In this way, camp is an odd magic trick. When a camper is here and overcomes a fear (like heights) or solves a problem (like resolving a conflict with cabinmates) or experiences a triumph (like learning to waterski), they think that they are doing so all on their own. No parents are here, so the triumph is their own. Here is the trick: while they think they are “all on their own”, they are surrounded by a loving and supportive community that will spring to action if they truly struggle. So they get the boost of confidence that comes from independent success without the risk of true independence.
I have joked it is like they are on a tightrope. They think it is over the Grand Canyon, but the tightrope is actually only 3 inches above a soft ground. They can fall safely, but if they do not fall, they see their success as their own.
Camp Has Fun That Distracts
Having a good time makes it easier to absorb difficulties. At camp, children will have disagreements with friends, they will go to some activities that are not their preference (nobody can go to the same favorite activity all day long), and they will not achieve every goal. Being without a phone is a huge challenge that most young people think is insurmountable. None of these experiences are fun by themselves.
But the camp environment has enough fun to make the unpleasant moments not just bearable, but part of life.
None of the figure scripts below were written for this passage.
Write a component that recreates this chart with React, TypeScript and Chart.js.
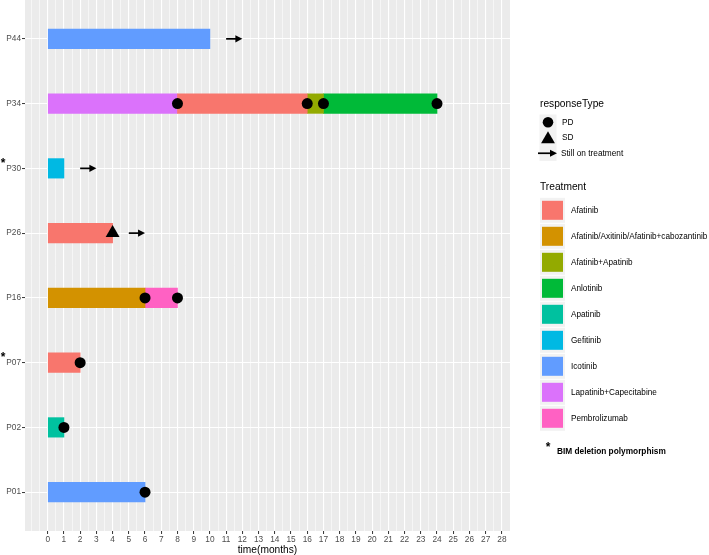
import { useEffect, useRef } from 'react';
import { Chart, registerables } from 'chart.js';

Chart.register(...registerables);

const patients = ['P44', 'P34', 'P30', 'P26', 'P16', 'P07', 'P02', 'P01'];
const bimPatients = ['P30', 'P07'];
const treatments = [
  'Afatinib',
  'Afatinib/Axitinib/Afatinib+cabozantinib',
  'Afatinib+Apatinib',
  'Anlotinib',
  'Apatinib',
  'Gefitinib',
  'Icotinib',
  'Lapatinib+Capecitabine',
  'Pembrolizumab',
];
const treatmentColors = ['#F8766D', '#D39200', '#93AA00', '#00BA38', '#00C19F', '#00B9E3', '#619CFF', '#DB72FB', '#FF61C3'];

const segPatient = ['P44', 'P34', 'P34', 'P34', 'P34', 'P30', 'P26', 'P16', 'P16', 'P07', 'P02', 'P01'];
const segTreatment = [
  'Icotinib',
  'Lapatinib+Capecitabine',
  'Afatinib',
  'Afatinib+Apatinib',
  'Anlotinib',
  'Gefitinib',
  'Afatinib',
  'Afatinib/Axitinib/Afatinib+cabozantinib',
  'Pembrolizumab',
  'Afatinib',
  'Apatinib',
  'Icotinib',
];
const segStart = [0, 0, 8, 16, 17, 0, 0, 0, 6, 0, 0, 0];
const segEnd = [10, 8, 16, 17, 24, 1, 4, 6, 8, 2, 1, 6];

const pdPatient = ['P34', 'P34', 'P34', 'P34', 'P16', 'P16', 'P07', 'P02', 'P01'];
const pdTime = [8, 16, 17, 24, 6, 8, 2, 1, 6];
const sdPatient = ['P26'];
const sdTime = [4];
const arrowPatient = ['P44', 'P30', 'P26'];
const arrowFrom = [11, 2, 5];
const arrowTo = [12, 3, 6];

const xTickLabels = [0, 1, 2, 3, 4, 5, 6, 7, 8, 9, 10, 11, 12, 13, 14, 15, 16, 17, 18, 19, 20, 21, 22, 23, 24, 25, 26, 27, 28];
const xMin = -1.4;
const xMax = 28.5;

const FONT = '"Liberation Sans", Arial, Helvetica, sans-serif';

function drawArrow(ctx: CanvasRenderingContext2D, x1: number, x2: number, y: number) {
  ctx.save();
  ctx.strokeStyle = '#000';
  ctx.fillStyle = '#000';
  ctx.lineWidth = 1.7;
  ctx.beginPath();
  ctx.moveTo(x1, y);
  ctx.lineTo(x2 - 5, y);
  ctx.stroke();
  ctx.beginPath();
  ctx.moveTo(x2, y);
  ctx.lineTo(x2 - 7, y - 3.6);
  ctx.lineTo(x2 - 7, y + 3.6);
  ctx.closePath();
  ctx.fill();
  ctx.restore();
}

const decorPlugin = {
  id: 'decor',
  beforeDraw(chart: any) {
    const { ctx, chartArea } = chart;
    ctx.save();
    ctx.fillStyle = '#EBEBEB';
    ctx.fillRect(chartArea.left, chartArea.top, chartArea.right - chartArea.left, chartArea.bottom - chartArea.top);
    ctx.restore();
  },
  afterDatasetsDraw(chart: any) {
    const { ctx } = chart;
    const xs = chart.scales.x;
    const ys = chart.scales.y;
    arrowPatient.forEach((p, i) => {
      const y = ys.getPixelForValue(patients.indexOf(p));
      drawArrow(ctx, xs.getPixelForValue(arrowFrom[i]), xs.getPixelForValue(arrowTo[i]), y);
    });
  },
  afterDraw(chart: any) {
    const { ctx } = chart;
    const ys = chart.scales.y;
    ctx.save();
    // asterisks beside patient labels
    ctx.fillStyle = '#000';
    ctx.textAlign = 'center';
    ctx.textBaseline = 'middle';
    ctx.font = `bold 12px ${FONT}`;
    bimPatients.forEach((p) => {
      const y = ys.getPixelForValue(patients.indexOf(p));
      ctx.fillText('*', 3, y - 4.5);
    });

    // responseType legend
    ctx.textAlign = 'left';
    ctx.font = `10.2px ${FONT}`;
    ctx.fillStyle = '#000';
    ctx.fillText('responseType', 540, 104);
    const keyTops = [114.5, 130, 145.5];
    ctx.fillStyle = '#F2F2F2';
    keyTops.forEach((t) => ctx.fillRect(539.5, t, 17, 15.5));
    const c = keyTops.map((t) => t + 7.75);
    ctx.fillStyle = '#000';
    ctx.beginPath();
    ctx.arc(548, c[0], 5.3, 0, Math.PI * 2);
    ctx.fill();
    const r = 8;
    ctx.beginPath();
    ctx.moveTo(548, c[1] + 1.5 - r);
    ctx.lineTo(548 + r * 0.866, c[1] + 1.5 + r / 2);
    ctx.lineTo(548 - r * 0.866, c[1] + 1.5 + r / 2);
    ctx.closePath();
    ctx.fill();
    drawArrow(ctx, 538, 557, c[2]);
    ctx.font = `8.3px ${FONT}`;
    ctx.fillText('PD', 562, c[0]);
    ctx.fillText('SD', 562, c[1]);
    ctx.fillText('Still on treatment', 561, c[2]);

    // Treatment legend
    ctx.font = `10.2px ${FONT}`;
    ctx.fillText('Treatment', 540, 187);
    treatments.forEach((t, i) => {
      const cy = 210.3 + i * 26;
      ctx.fillStyle = '#F2F2F2';
      ctx.fillRect(540, cy - 12.5, 25, 25);
      ctx.fillStyle = treatmentColors[i];
      ctx.fillRect(542, cy - 9.5, 21, 19);
      ctx.fillStyle = '#000';
      ctx.font = `8.2px ${FONT}`;
      ctx.fillText(t, 571, cy);
    });

    // BIM note
    ctx.font = `bold 12px ${FONT}`;
    ctx.textAlign = 'center';
    ctx.fillText('*', 548, 448);
    ctx.textAlign = 'left';
    ctx.font = `bold 8.3px ${FONT}`;
    ctx.fillText('BIM deletion polymorphism', 557, 451.5);
    ctx.restore();
  },
};

export default function App() {
  const ref = useRef<HTMLCanvasElement>(null);

  useEffect(() => {
    if (!ref.current) return;

    const barDatasets = treatments.map((t, ti) => ({
      type: 'bar' as const,
      label: t,
      indexAxis: 'y' as const,
      data: segTreatment
        .map((st, i) => ({ st, i }))
        .filter((o) => o.st === t)
        .map((o) => ({ x: [segStart[o.i], segEnd[o.i]], y: patients.indexOf(segPatient[o.i]) })),
      backgroundColor: treatmentColors[ti],
      borderWidth: 0,
      barThickness: 19.5,
      grouped: false,
      order: 2,
    }));

    const pdDataset = {
      type: 'scatter' as const,
      label: 'PD',
      data: pdTime.map((v, i) => ({ x: v, y: patients.indexOf(pdPatient[i]) })),
      pointStyle: 'circle',
      pointRadius: 5.5,
      pointHoverRadius: 5.5,
      backgroundColor: '#000',
      borderWidth: 0,
      order: 0,
    };
    const sdDataset = {
      type: 'scatter' as const,
      label: 'SD',
      data: sdTime.map((v, i) => ({ x: v, y: patients.indexOf(sdPatient[i]) })),
      pointStyle: 'triangle',
      pointRadius: 8,
      pointHoverRadius: 8,
      backgroundColor: '#000',
      borderWidth: 0,
      order: 0,
    };

    const chart = new Chart(ref.current, {
      type: 'bar',
      data: { datasets: [...barDatasets, pdDataset, sdDataset] as any },
      options: {
        indexAxis: 'y',
        animation: false,
        responsive: false,
        maintainAspectRatio: false,
        layout: { autoPadding: false, padding: { left: 0, right: 199, top: 0, bottom: 0 } },
        plugins: { legend: { display: false }, tooltip: { enabled: false } },
        scales: {
          x: {
            type: 'linear',
            min: xMin,
            max: xMax,
            offset: false,
            afterBuildTicks: (s: any) => {
              const t: any[] = [];
              for (let v = -1; v <= 28.5; v += 0.5) t.push({ value: v });
              s.ticks = t;
            },
            afterFit: (s: any) => {
              s.height = 24;
              s.paddingLeft = 0;
              s.paddingRight = 0;
            },
            border: { display: false },
            grid: {
              offset: false,
              color: '#FFFFFF',
              lineWidth: (ctx: any) => (xTickLabels.includes(ctx.tick?.value) ? 1.1 : 0.55),
              tickColor: (ctx: any) => (xTickLabels.includes(ctx.tick?.value) ? '#333333' : 'rgba(0,0,0,0)'),
              tickLength: 3,
              tickWidth: 1,
            },
            ticks: {
              autoSkip: false,
              maxRotation: 0,
              minRotation: 0,
              padding: 1,
              color: '#4D4D4D',
              font: { family: FONT, size: 8.3 },
              callback: (v: any) => (xTickLabels.includes(v) ? String(v) : ''),
            },
            title: {
              display: true,
              text: 'time(months)',
              color: '#000',
              font: { family: FONT, size: 10.2, lineHeight: 1.0 },
              padding: { top: 0, bottom: 0 },
            },
          },
          y: {
            type: 'linear',
            reverse: true,
            min: -0.6,
            max: 7.6,
            offset: false,
            afterBuildTicks: (s: any) => {
              s.ticks = patients.map((_, i) => ({ value: i }));
            },
            afterFit: (s: any) => {
              s.width = 25;
              s.paddingTop = 0;
              s.paddingBottom = 0;
            },
            border: { display: false },
            grid: {
              offset: false,
              color: '#FFFFFF',
              lineWidth: 1.1,
              tickColor: '#333333',
              tickLength: 3,
              tickWidth: 1,
            },
            ticks: {
              autoSkip: false,
              padding: 1,
              color: '#4D4D4D',
              font: { family: FONT, size: 8.3 },
              callback: (v: any) => patients[v] ?? '',
            },
          },
        },
      } as any,
      plugins: [decorPlugin],
    });

    return () => chart.destroy();
  }, []);

  return (
    <div style={{ position: 'fixed', left: 0, top: 0, width: 709, height: 555, background: '#fff' }}>
      <canvas ref={ref} width={709} height={555} style={{ display: 'block' }} />
    </div>
  );
}
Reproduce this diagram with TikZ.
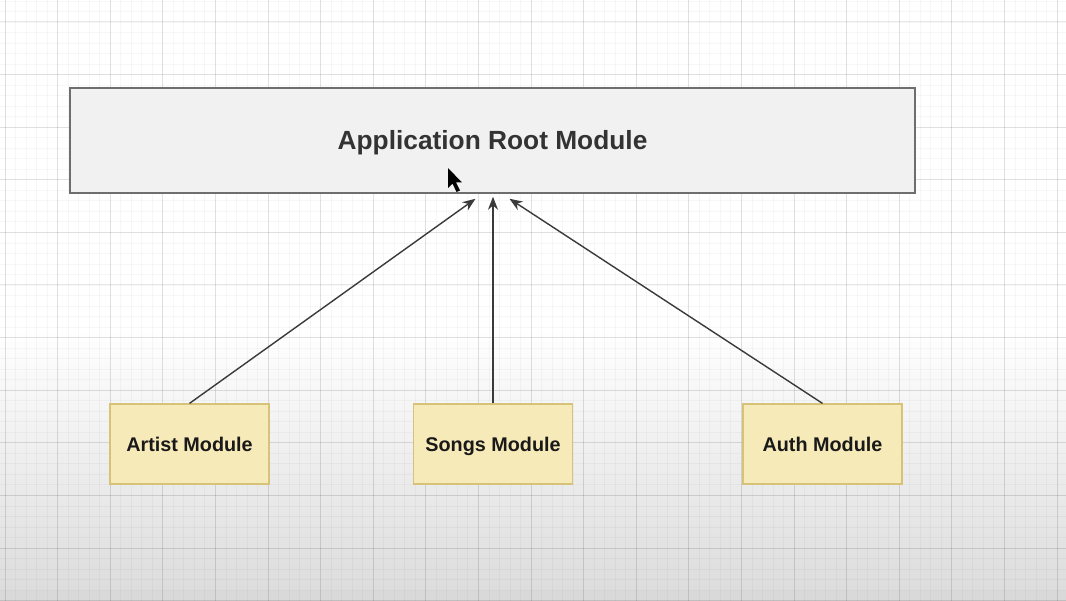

You would not want to stand in line for 30 minutes to get a root canal, but you might do so to ride the best attraction at Disneyworld.
Being at camp makes engaging with challenges easier by allowing them to grow by venturing out of their comfort zones.
Camp has Counselors and Other Adults that Model Strength
Every parent realizes one day that they are no longer the exemplar of coolness to their children. This is not fun. When they were 4 years old, they thought we were without fault. As they cruise into their teen years, our “coolness fact” drops regularly. Hopefully, their assessment of our capability bottoms out around 15-17 and they slowly begin to think that we are interesting and useful again.
At camp, your child gets to be surrounded by people that they like and want to be like. People who are “still cool”. [Note: when our four children were teens at camp, Susie and I would joke that all the kids at camp thought we were special, except for four that KNEW that we were not.]
There is nothing as cool to a camper than a 19-year-old who truly cares about them.
We hire counselors and staff to encourage, support, and praise strength. They will not focus on shortcomings but help direct attention to what IS strong in each child. This support from adult role models who are not family is powerful. Family is required to love and support a child, so the child can take it for granted. But when that cool non-family adult believes in a child, that kiddo feels special and hears with fresh ears and thinks with a fresh mind.
There is No Greater Gift than Strength
I could swamp you with stories about shy, introverted children that found confidence (me); bossy children who learned to play well with others; teens that realized that they did not want their phone to “own” them; or perfectionists that learned that failure is simply a way to learn, not something to fear. But I will wrap this up instead.
To conclude, I want to share one of Susie’s best observations. Camp not only helps campers become more strong and capable, but it helps each child develop the particular strengths that they need the most. A child who thinks he can never leave his mother’s side develops independence. The quiet child learns that her voice is worth listening to. The impatient child fosters compromise and the ability to wait.
In a world that is producing many children who feel overwhelmed or dependent, few gifts are greater than strength.
Helping each camper find their own strength is a foundational principle for us. We will have fun. We will make friends. But we will also grow.
After all, the world needs more Champions.